Der NKR BW hat sich ferner eigeninitiativ mit dem Förderwesen befasst. Schon eine frühere NKR-Studie aus 2022 hatte konstatiert, dass das baden-württembergische Förderwesen dringend vereinfacht werden müsse. Außerdem sei die Förderlandschaft intransparent. Dr. Salomon: „Förderprogramme müssen standardisiert, zentralisiert und digitalisiert sein. Uns ist bewusst, dass das ein Kraftakt ist. Eine neue Landesregierung kann sich dem aber nicht verschließen. Andere Bundesländer machen vor, wie man es besser macht.“ Der NKR BW hat daher in Kooperation mit der IHK Region Stuttgart die Zahl der Förderprogramme mithilfe Künstlicher Intelligenz ermitteln lassen. Die Ergebnisse wertet er gerade aus. Danach will er den Austausch mit der Landesregierung suchen.

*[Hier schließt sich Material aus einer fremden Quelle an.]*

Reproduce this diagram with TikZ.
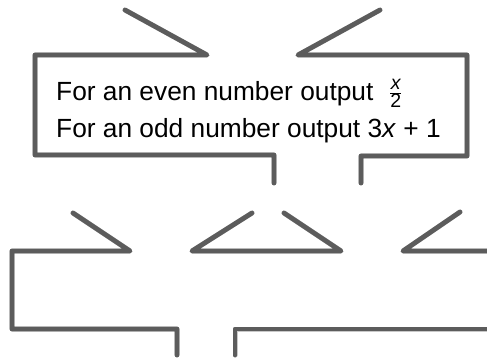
\documentclass[tikz,border=0pt]{standalone}
\usepackage{fontspec}
\setmainfont{Liberation Sans}
\definecolor{linegrey}{RGB}{92,92,92}
\definecolor{shadowgrey}{RGB}{200,200,200}
\tikzset{
  bracket/.style={draw=linegrey, line width=4.8pt, line join=round, line cap=round},
  bshadow/.style={draw=shadowgrey, line width=5pt, line join=round, line cap=round},
  label/.style={anchor=base west, inner sep=0pt, font=\fontsize{26.3}{30}\selectfont},
}
\newcommand{\smallfr}[1]{\mbox{\fontsize{19.5}{19.5}\selectfont #1}}
\begin{document}
\begin{tikzpicture}[x=1pt,y=-1pt]
\useasboundingbox (0,0) rectangle (487,358);
% named coordinates
\coordinate (a1) at (125,10);  \coordinate (a2) at (207,55);  \coordinate (a3) at (35,55);
\coordinate (a4) at (35,155);  \coordinate (a5) at (274,155); \coordinate (a6) at (274,183);
\coordinate (b1) at (380,10);  \coordinate (b2) at (298,55);  \coordinate (b3) at (467,55);
\coordinate (b4) at (467,156); \coordinate (b5) at (361,156); \coordinate (b6) at (361,183);
\coordinate (c1) at (73,213);  \coordinate (c2) at (130,251); \coordinate (c3) at (12,251);
\coordinate (c4) at (12,329);  \coordinate (c5) at (177,329); \coordinate (c6) at (177,355);
\coordinate (d1) at (252,213); \coordinate (d2) at (192,251); \coordinate (d3) at (341,251);
\coordinate (d4) at (284,213);
\coordinate (e1) at (460,212); \coordinate (e2) at (403,251); \coordinate (e3) at (492,251);
\coordinate (f1) at (235,355); \coordinate (f2) at (235,329); \coordinate (f3) at (492,329);
% shadows
\begin{scope}[shift={(1.5,4)}]
\draw[bshadow] (a1)--(a2)--(a3)--(a4)--(a5)--(a6);
\draw[bshadow] (b1)--(b2)--(b3)--(b4)--(b5)--(b6);
\draw[bshadow] (c1)--(c2)--(c3)--(c4)--(c5)--(c6);
\draw[bshadow] (d1)--(d2)--(d3)--(d4);
\draw[bshadow] (e1)--(e2)--(e3);
\draw[bshadow] (f1)--(f2)--(f3);
\end{scope}
% brackets
\draw[bracket] (a1)--(a2)--(a3)--(a4)--(a5)--(a6);
\draw[bracket] (b1)--(b2)--(b3)--(b4)--(b5)--(b6);
\draw[bracket] (c1)--(c2)--(c3)--(c4)--(c5)--(c6);
\draw[bracket] (d1)--(d2)--(d3)--(d4);
\draw[bracket] (e1)--(e2)--(e3);
\draw[bracket] (f1)--(f2)--(f3);
% text
\node[label] (t1) at (56,101) {For an even number output\hspace{0.6em}\raisebox{2pt}{$\frac{\smallfr{\itshape x}}{\smallfr{2}}$}};
\node[label] (t2) at (56,138) {For an odd number output 3\textit{x} + 1};
\end{tikzpicture}
\end{document}
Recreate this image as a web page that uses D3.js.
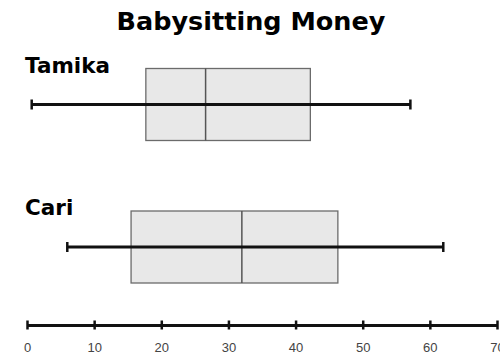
<!DOCTYPE html>
<html>
<head>
<meta charset="utf-8">
<script src="https://cdn.jsdelivr.net/npm/d3@7"></script>
<style>
    body { margin: 0; background: #fff; }
    svg { display: block; }
</style>
</head>
<body>
<div id="chart"></div>
<script>
// five-number summaries
const names = ["Tamika", "Cari"];
const mins = [0.7, 6];
const q1s = [17.7, 15.5];
const medians = [26.6, 32];
const q3s = [42.2, 46.3];
const maxs = [57.1, 62];
const tickValues = [0, 10, 20, 30, 40, 50, 60, 70];

document.addEventListener("DOMContentLoaded", draw)

function draw(){
    const width = 500;
    const height = 363;

    const svg = d3.select("#chart").append("svg")
        .attr("width", width)
        .attr("height", height);

    const x = d3.scaleLinear().domain([0, 70]).range([27, 497]);
    const y = d3.scalePoint().domain(names).range([104.5, 247]);
    const boxH = 72;

    svg.append("text")
        .attr("x", 251)
        .attr("y", 30)
        .attr("text-anchor", "middle")
        .style("font-family", "DejaVu Sans")
        .style("font-weight", "bold")
        .style("font-size", "25.5px")
        .text("Babysitting Money");

    const rows = names.map((n, i) => ({
        name: n, min: mins[i], q1: q1s[i], med: medians[i], q3: q3s[i], max: maxs[i]
    }));

    const g = svg.selectAll("g.row")
        .data(rows)
        .enter()
        .append("g")
        .attr("class", "row");

    g.append("text")
        .attr("x", 25)
        .attr("y", d => y(d.name) - 32)
        .style("font-family", "DejaVu Sans")
        .style("font-weight", "bold")
        .style("font-size", "21.5px")
        .text(d => d.name);

    g.append("rect")
        .attr("x", d => x(d.q1))
        .attr("y", d => y(d.name) - boxH / 2)
        .attr("width", d => x(d.q3) - x(d.q1))
        .attr("height", boxH)
        .attr("fill", "#e8e8e8")
        .attr("stroke", "#6b6b6b")
        .attr("stroke-width", 1.3);

    g.append("line")
        .attr("x1", d => x(d.med))
        .attr("x2", d => x(d.med))
        .attr("y1", d => y(d.name) - boxH / 2)
        .attr("y2", d => y(d.name) + boxH / 2)
        .attr("stroke", "#555")
        .attr("stroke-width", 1.5);

    // whisker line across the whole range
    g.append("line")
        .attr("x1", d => x(d.min))
        .attr("x2", d => x(d.max))
        .attr("y1", d => y(d.name))
        .attr("y2", d => y(d.name))
        .attr("stroke", "#111")
        .attr("stroke-width", 3);

    ["min", "max"].forEach(k => {
        g.append("line")
            .attr("x1", d => x(d[k]))
            .attr("x2", d => x(d[k]))
            .attr("y1", d => y(d.name) - 5)
            .attr("y2", d => y(d.name) + 5)
            .attr("stroke", "#111")
            .attr("stroke-width", 2.5);
    });

    const axis = svg.append("g")
        .attr("transform", "translate(0,325)")
        .call(d3.axisBottom(x).tickValues(tickValues).tickSizeOuter(0).tickFormat(d3.format("d")));

    axis.select(".domain")
        .attr("stroke", "#111")
        .attr("stroke-width", 3);
    axis.selectAll(".tick line")
        .attr("y1", -4.5)
        .attr("y2", 4.5)
        .attr("stroke", "#111")
        .attr("stroke-width", 2.5);
    axis.selectAll(".tick text")
        .attr("y", 27)
        .attr("dy", 0)
        .attr("fill", "#444")
        .style("font-family", "Liberation Sans")
        .style("font-size", "13px");
}
</script>
</body>
</html>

Viele bürokratische Vorgaben kommen auch vom Bund oder der EU. Das Gremium fordert eine gemeinsame Kraftanstrengung aller Akteure gegen Überregulierung. Die Praxistauglichkeit von EU- und Bundesrecht muss besser und systematischer berücksichtigt werden. Dafür sollten die Erfahrungen und Expertise der Vollzugsebene viel stärker einbezogen werden, etwa durch Ebenen-übergreifende Praxis-Checks.
Weitere Informationen:
Der NKR BW ist unabhängiges Beratungsgremium mit sechs Mitgliedern. Er berät die Landesregierung Baden-Württemberg seit 2018 zu besserer Rechtsetzung, Bürokratievermeidung und Bürokratieabbau. Der NKR BW befasst sich mit neuen Rechts- und Verwaltungsvorschriften und macht Vorschläge zur Vollzugstauglichkeit sowie zu Rechts- und Verwaltungsvereinfachungen. Ihm gehören in der zweiten Amtszeit Dr. Dieter Salomon (Vorsitzender), Margret Mergen (Stellvertretende Vorsitzende), Dr. Susanne Herre, Alexander Kozel, Adrian Probst und Dorothea Störr-Ritter an.